BALL – A Traumedy


BALL – A Traumedy
ONE MAN… ONE BALL… ONE HOUR

The Chapman Society has been proud to present performances of “BALL – A Traumedy”, by Brian Lobel, in 2006 and 2007.

More about the 2006 performance:  “Cancer survivor puts on ‘traumedy’ play tonight” by Amy Reinink, The Gainesville Sun, March 2, 2006

Brian Lobel has one ball – and this is his story.

BALL is a solo performance about illness, struggle and survivorship. In this 70 minute piece, Brian attempts to answer the following question: in a world of Lance Armstrong-style successes and victories, what’s an awkward, unathletic, average testicular cancer patient to do? This is not your mother’s illness drama. BALL sees all of the disgusting parts of cancer not as things which should be changed into things beautiful or inspirational. Instead, the sperm bank, the catheters, and the hair loss take center stage in all their glory, in a manner which is honest, irreverent and, ultimately, healing. BALL was the first solo performance to be awarded the Hopwood Drama Award at the University of Michigan, a creative writing award made famous by its most well-known former winner, Arthur Miller. Check it out on the web at: http://brianlobel.freeservers.com/BALL1.htm

Students & faculty enjoyed lunch on the lawn with Brian after his 2006 performance.

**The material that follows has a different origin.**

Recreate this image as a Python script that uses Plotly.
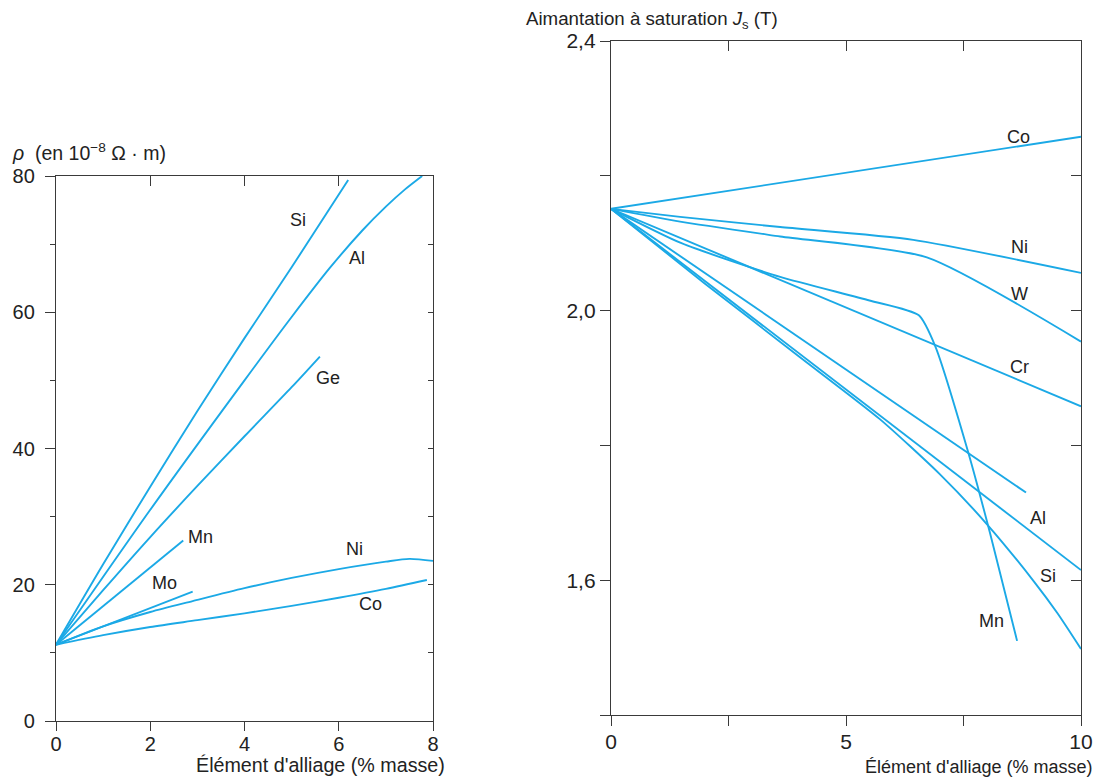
import plotly.graph_objects as go

# ---------------- Left chart: resistivity (1e-8 ohm.m) vs alloying element (% mass)
rho_si_x = [0, 1, 2, 3, 4, 5, 6.2]
rho_si_y = [11.2, 23, 34.4, 45.5, 56.2, 66.6, 79.4]
rho_al_x = [0, 2, 4, 5.0, 5.81, 6.5, 7.0, 7.4, 7.77]
rho_al_y = [11.2, 31, 50, 59.3, 66.5, 72, 75.5, 78, 80]
rho_ge_x = [0, 1, 2, 3, 4, 5, 5.6]
rho_ge_y = [11.2, 19.2, 27, 34.5, 41.8, 49, 53.5]
rho_mn_x = [0, 2.7]
rho_mn_y = [11.2, 26.5]
rho_mo_x = [0, 2.9]
rho_mo_y = [11.2, 19]
rho_ni_x = [0, 1, 2, 2.9, 4, 5, 6, 7, 7.5, 8.0]
rho_ni_y = [11.2, 13.9, 16.0, 17.6, 19.5, 21.0, 22.3, 23.4, 23.8, 23.5]
rho_co_x = [0, 1, 2, 3, 4, 5, 6, 7, 7.87]
rho_co_y = [11.2, 12.6, 13.8, 14.8, 15.8, 16.9, 18.1, 19.4, 20.7]

# ---------------- Right chart: saturation magnetisation Js (T)
js_co_x = [0, 10]
js_co_y = [2.151, 2.258]
js_ni_x = [0, 1.47, 3.6, 6.43, 10]
js_ni_y = [2.151, 2.139, 2.124, 2.105, 2.056]
js_w_x = [0, 1.47, 3.6, 6.72, 10]
js_w_y = [2.151, 2.132, 2.11, 2.079, 1.954]
js_cr_x = [0, 10]
js_cr_y = [2.151, 1.858]
js_mn_x = [0, 1.5, 3.6, 5.5, 6.55, 6.9, 7.6, 8.06, 8.64]
js_mn_y = [2.151, 2.10, 2.05, 2.015, 1.993, 1.947, 1.79, 1.671, 1.51]
js_unl_x = [0, 8.83]
js_unl_y = [2.151, 1.730]
js_al_x = [0, 10]
js_al_y = [2.151, 1.615]
js_si_x = [0, 2, 4, 5.72, 7, 8, 9, 9.5, 10]
js_si_y = [2.151, 2.04, 1.932, 1.839, 1.757, 1.683, 1.598, 1.551, 1.498]

# curve labels (text, x, y) in data units
left_labels = [("Si", 5.14, 73.5), ("Al", 6.39, 68.0), ("Ge", 5.77, 50.3), ("Mn", 3.06, 27.0),
               ("Mo", 2.31, 20.3), ("Ni", 6.34, 25.2), ("Co", 6.68, 17.2)]
right_labels = [("Co", 8.66, 2.258), ("Ni", 8.7, 2.095), ("W", 8.7, 2.024), ("Cr", 8.7, 1.916),
                ("Al", 9.08, 1.693), ("Si", 9.3, 1.606), ("Mn", 8.1, 1.539)]

LINE = "#1BA9E6"
AX = "#3a3a3a"
FONT = "Liberation Sans, Arial, sans-serif"
W, H = 1094, 771
OFF = 8  # page body margin


def px(xpix):
    return (xpix - OFF) / W


def py(ypix):
    return 1 - (ypix - OFF) / H


fig = go.Figure()

left_series = [
    (rho_si_x, rho_si_y, "Si"), (rho_al_x, rho_al_y, "Al"), (rho_ge_x, rho_ge_y, "Ge"),
    (rho_mn_x, rho_mn_y, "Mn"), (rho_mo_x, rho_mo_y, "Mo"), (rho_ni_x, rho_ni_y, "Ni"),
    (rho_co_x, rho_co_y, "Co"),
]
for xs, ys, nm in left_series:
    fig.add_trace(go.Scatter(x=xs, y=ys, mode="lines", name=nm, xaxis="x", yaxis="y",
                             line=dict(color=LINE, width=1.9, shape="spline", smoothing=0.8),
                             showlegend=False))

right_series = [
    (js_co_x, js_co_y, "Co", "linear"), (js_ni_x, js_ni_y, "Ni", "spline"),
    (js_w_x, js_w_y, "W", "spline"), (js_cr_x, js_cr_y, "Cr", "linear"),
    (js_mn_x, js_mn_y, "Mn", "spline"), (js_unl_x, js_unl_y, "", "linear"),
    (js_al_x, js_al_y, "Al", "linear"), (js_si_x, js_si_y, "Si", "spline"),
]
for xs, ys, nm, shp in right_series:
    fig.add_trace(go.Scatter(x=xs, y=ys, mode="lines", name=nm, xaxis="x2", yaxis="y2",
                             line=dict(color=LINE, width=1.9, shape=shp,
                                       **({"smoothing": 0.6} if shp == "spline" else {})),
                             showlegend=False))

# invisible traces to anchor the mirror axes
fig.add_trace(go.Scatter(x=[None], y=[None], xaxis="x3", yaxis="y3", showlegend=False))
fig.add_trace(go.Scatter(x=[None], y=[None], xaxis="x4", yaxis="y4", showlegend=False))

L_dom_x = [px(56), px(433)]
L_dom_y = [py(721), py(176)]
R_dom_x = [px(611), px(1081)]
R_dom_y = [py(715), py(41)]

tickL = dict(family=FONT, size=20, color="#222")
tickR = dict(family=FONT, size=21, color="#222")
common = dict(showgrid=False, zeroline=False, showline=True, linecolor=AX, linewidth=1.3,
              tickcolor=AX, tickwidth=1.3, automargin=False)

fig.update_layout(
    width=W, height=H, margin=dict(l=0, r=0, t=0, b=0),
    paper_bgcolor="white", plot_bgcolor="white",
    xaxis=dict(domain=L_dom_x, range=[0, 8], anchor="y", ticks="outside", ticklen=9,
               tickvals=[0, 2, 4, 6, 8], tickfont=tickL, ticklabelstandoff=-4, **common),
    yaxis=dict(domain=L_dom_y, range=[0, 80], anchor="x", ticks="outside", ticklen=10,
               tickvals=[0, 20, 40, 60, 80], tickfont=tickL, ticklabelstandoff=6,
               minor=dict(tickvals=[10, 30, 50, 70], ticks="outside", ticklen=5,
                          tickcolor=AX, tickwidth=1.3), **common),
    xaxis3=dict(domain=L_dom_x, range=[0, 8], anchor="y3", overlaying="x", side="top",
                ticks="inside", ticklen=10, tickvals=[2, 4, 6], showticklabels=False, **common),
    yaxis3=dict(domain=L_dom_y, range=[0, 80], anchor="x3", overlaying="y", side="right",
                ticks="inside", ticklen=5, tickvals=[10, 20, 30, 40, 50, 60, 70],
                showticklabels=False, **common),
    xaxis2=dict(domain=R_dom_x, range=[0, 10], anchor="y2", ticks="outside", ticklen=10,
                tickvals=[0, 2.5, 5, 7.5, 10], ticktext=["0", "", "5", "", "10"],
                tickfont=tickR, ticklabelstandoff=-2, **common),
    yaxis2=dict(domain=R_dom_y, range=[1.4, 2.4], anchor="x2", ticks="outside", ticklen=10,
                tickvals=[1.4, 1.6, 1.8, 2.0, 2.2, 2.4],
                ticktext=["", "1,6", "", "2,0", "", "2,4"],
                tickfont=tickR, ticklabelstandoff=0, **common),
    xaxis4=dict(domain=R_dom_x, range=[0, 10], anchor="y4", overlaying="x2", side="top",
                ticks="inside", ticklen=10, tickvals=[2.5, 5, 7.5], showticklabels=False, **common),
    yaxis4=dict(domain=R_dom_y, range=[1.4, 2.4], anchor="x4", overlaying="y2", side="right",
                ticks="inside", ticklen=10, tickvals=[1.6, 1.8, 2.0, 2.2],
                showticklabels=False, **common),
)

lab = dict(family=FONT, size=18, color="#222")
ann = []
for t, x, y in left_labels:
    ann.append(dict(text=t, x=x, y=y, xref="x", yref="y", showarrow=False, font=lab))
for t, x, y in right_labels:
    ann.append(dict(text=t, x=x, y=y, xref="x2", yref="y2", showarrow=False, font=lab))

ann += [
    dict(text="<i>ρ</i>  (en 10<sup>−8</sup> Ω · m)", x=px(10), y=py(152), xref="paper",
         yref="paper", xanchor="left", yanchor="middle", showarrow=False,
         font=dict(family=FONT, size=19.5, color="#222")),
    dict(text="Aimantation à saturation <i>J</i><sub>s</sub> (T)", x=px(524), y=py(20),
         xref="paper", yref="paper", xanchor="left", yanchor="middle", showarrow=False,
         font=dict(family=FONT, size=18.7, color="#222")),
    dict(text="Élément d'alliage (% masse)", x=px(447), y=py(765), xref="paper",
         yref="paper", xanchor="right", yanchor="middle", showarrow=False,
         font=dict(family=FONT, size=19.7, color="#222")),
    dict(text="Élément d'alliage (% masse)", x=px(1095), y=py(767), xref="paper",
         yref="paper", xanchor="right", yanchor="middle", showarrow=False,
         font=dict(family=FONT, size=18, color="#222")),
]
fig.update_layout(annotations=ann)

fig.write_html("out.html")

There’s No Time Like The Present To Learn How…

Check your testicles once a month.

In the shower:  Roll each testicle between your thumb and finger. Feel for hard lumps or bumps on the front or side of the testicle.  If you notice a change or lumps, contact your doctor right away.

Cancer of the testicle can be cured if you find it early.

Breast cancer may be cured if you find it early.  The best early diagnostic cancer check is a mammogram.
When your doctor checks your breasts, ask about this.

Use the shower check.  Check your breasts about one week after your period.  Press firmly with the pads of your fingers.  Move your left hand over your right breast in a circular motion.  Now check your left breast with your right hand in the same way.  If there are any lumps, knots, or changes, tell your doctor right away.